■ **SUPPLIED RECORDS**:
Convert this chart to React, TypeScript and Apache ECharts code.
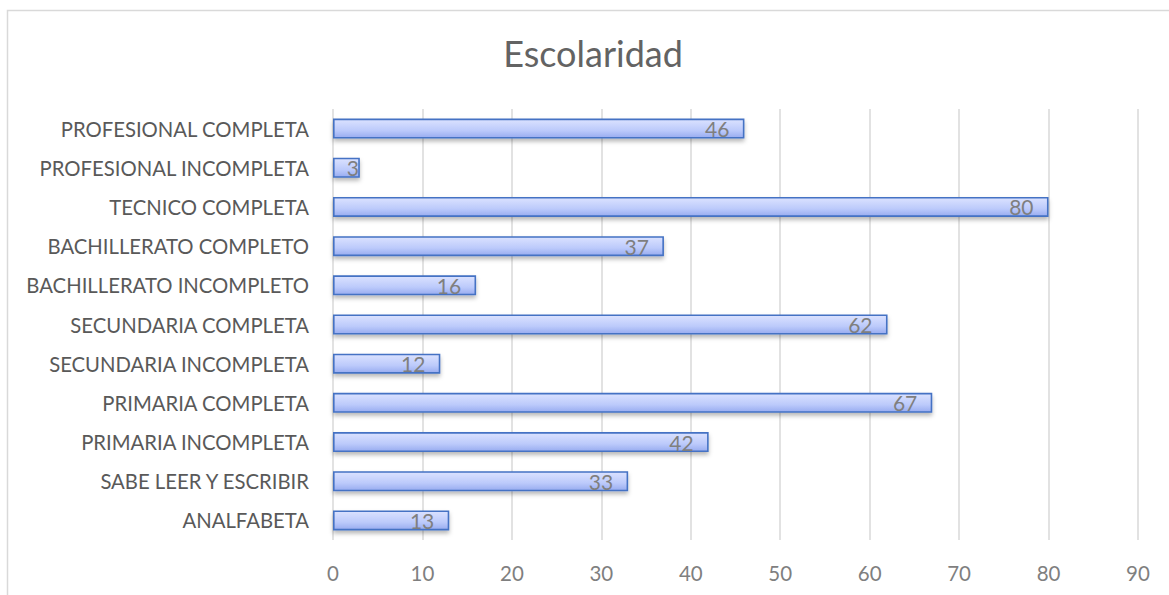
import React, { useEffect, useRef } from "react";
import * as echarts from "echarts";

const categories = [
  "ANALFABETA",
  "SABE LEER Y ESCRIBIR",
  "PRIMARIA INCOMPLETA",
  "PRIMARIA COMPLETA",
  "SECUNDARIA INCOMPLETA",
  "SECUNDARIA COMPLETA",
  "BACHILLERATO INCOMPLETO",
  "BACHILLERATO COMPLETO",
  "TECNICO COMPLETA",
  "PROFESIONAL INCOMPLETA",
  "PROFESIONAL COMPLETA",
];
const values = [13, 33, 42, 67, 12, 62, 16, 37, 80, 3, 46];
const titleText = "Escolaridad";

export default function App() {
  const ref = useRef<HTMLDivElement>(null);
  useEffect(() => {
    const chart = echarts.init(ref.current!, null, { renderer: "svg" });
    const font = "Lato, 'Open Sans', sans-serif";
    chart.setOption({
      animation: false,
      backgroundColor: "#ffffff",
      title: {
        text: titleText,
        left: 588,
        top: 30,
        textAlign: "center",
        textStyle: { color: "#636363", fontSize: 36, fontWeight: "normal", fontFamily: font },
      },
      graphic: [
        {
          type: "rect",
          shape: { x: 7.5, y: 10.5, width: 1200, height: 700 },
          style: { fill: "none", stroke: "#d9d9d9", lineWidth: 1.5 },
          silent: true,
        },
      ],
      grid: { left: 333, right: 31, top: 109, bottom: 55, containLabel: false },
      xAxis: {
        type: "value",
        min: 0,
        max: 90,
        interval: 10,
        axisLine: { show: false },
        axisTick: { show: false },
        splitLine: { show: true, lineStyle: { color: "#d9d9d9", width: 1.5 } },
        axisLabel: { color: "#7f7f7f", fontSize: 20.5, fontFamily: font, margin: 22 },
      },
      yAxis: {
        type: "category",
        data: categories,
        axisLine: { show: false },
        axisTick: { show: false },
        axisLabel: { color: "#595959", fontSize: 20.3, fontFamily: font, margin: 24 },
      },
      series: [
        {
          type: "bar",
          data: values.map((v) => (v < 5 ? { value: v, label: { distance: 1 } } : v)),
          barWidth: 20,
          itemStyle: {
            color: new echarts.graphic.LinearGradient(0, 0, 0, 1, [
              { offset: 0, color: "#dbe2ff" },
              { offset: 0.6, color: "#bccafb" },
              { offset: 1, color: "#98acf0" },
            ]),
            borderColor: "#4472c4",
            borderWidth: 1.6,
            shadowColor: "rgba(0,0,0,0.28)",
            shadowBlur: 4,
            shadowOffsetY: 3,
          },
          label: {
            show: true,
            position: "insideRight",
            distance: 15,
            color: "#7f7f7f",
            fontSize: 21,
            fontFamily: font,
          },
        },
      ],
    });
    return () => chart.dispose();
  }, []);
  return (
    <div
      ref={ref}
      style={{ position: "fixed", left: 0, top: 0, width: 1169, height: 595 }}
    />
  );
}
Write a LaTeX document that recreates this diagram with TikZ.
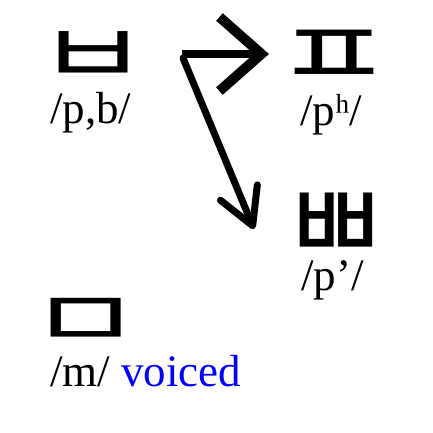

■ **AIM OF THE TASK**:
Pictures don't belong in the copy. Transcribe every record exactly as it appears.

■ **EXERCISE SOLUTION**:
Convert this chart to React, TypeScript and Apache ECharts code.
import React, { useEffect, useRef } from "react";
import * as echarts from "echarts";

const categories = [
  "ANALFABETA",
  "SABE LEER Y ESCRIBIR",
  "PRIMARIA INCOMPLETA",
  "PRIMARIA COMPLETA",
  "SECUNDARIA INCOMPLETA",
  "SECUNDARIA COMPLETA",
  "BACHILLERATO INCOMPLETO",
  "BACHILLERATO COMPLETO",
  "TECNICO COMPLETA",
  "PROFESIONAL INCOMPLETA",
  "PROFESIONAL COMPLETA",
];
const values = [13, 33, 42, 67, 12, 62, 16, 37, 80, 3, 46];
const titleText = "Escolaridad";

export default function App() {
  const ref = useRef<HTMLDivElement>(null);
  useEffect(() => {
    const chart = echarts.init(ref.current!, null, { renderer: "svg" });
    const font = "Lato, 'Open Sans', sans-serif";
    chart.setOption({
      animation: false,
      backgroundColor: "#ffffff",
      title: {
        text: titleText,
        left: 588,
        top: 30,
        textAlign: "center",
        textStyle: { color: "#636363", fontSize: 36, fontWeight: "normal", fontFamily: font },
      },
      graphic: [
        {
          type: "rect",
          shape: { x: 7.5, y: 10.5, width: 1200, height: 700 },
          style: { fill: "none", stroke: "#d9d9d9", lineWidth: 1.5 },
          silent: true,
        },
      ],
      grid: { left: 333, right: 31, top: 109, bottom: 55, containLabel: false },
      xAxis: {
        type: "value",
        min: 0,
        max: 90,
        interval: 10,
        axisLine: { show: false },
        axisTick: { show: false },
        splitLine: { show: true, lineStyle: { color: "#d9d9d9", width: 1.5 } },
        axisLabel: { color: "#7f7f7f", fontSize: 20.5, fontFamily: font, margin: 22 },
      },
      yAxis: {
        type: "category",
        data: categories,
        axisLine: { show: false },
        axisTick: { show: false },
        axisLabel: { color: "#595959", fontSize: 20.3, fontFamily: font, margin: 24 },
      },
      series: [
        {
          type: "bar",
          data: values.map((v) => (v < 5 ? { value: v, label: { distance: 1 } } : v)),
          barWidth: 20,
          itemStyle: {
            color: new echarts.graphic.LinearGradient(0, 0, 0, 1, [
              { offset: 0, color: "#dbe2ff" },
              { offset: 0.6, color: "#bccafb" },
              { offset: 1, color: "#98acf0" },
            ]),
            borderColor: "#4472c4",
            borderWidth: 1.6,
            shadowColor: "rgba(0,0,0,0.28)",
            shadowBlur: 4,
            shadowOffsetY: 3,
          },
          label: {
            show: true,
            position: "insideRight",
            distance: 15,
            color: "#7f7f7f",
            fontSize: 21,
            fontFamily: font,
          },
        },
      ],
    });
    return () => chart.dispose();
  }, []);
  return (
    <div
      ref={ref}
      style={{ position: "fixed", left: 0, top: 0, width: 1169, height: 595 }}
    />
  );
}
Write a LaTeX document that recreates this diagram with TikZ.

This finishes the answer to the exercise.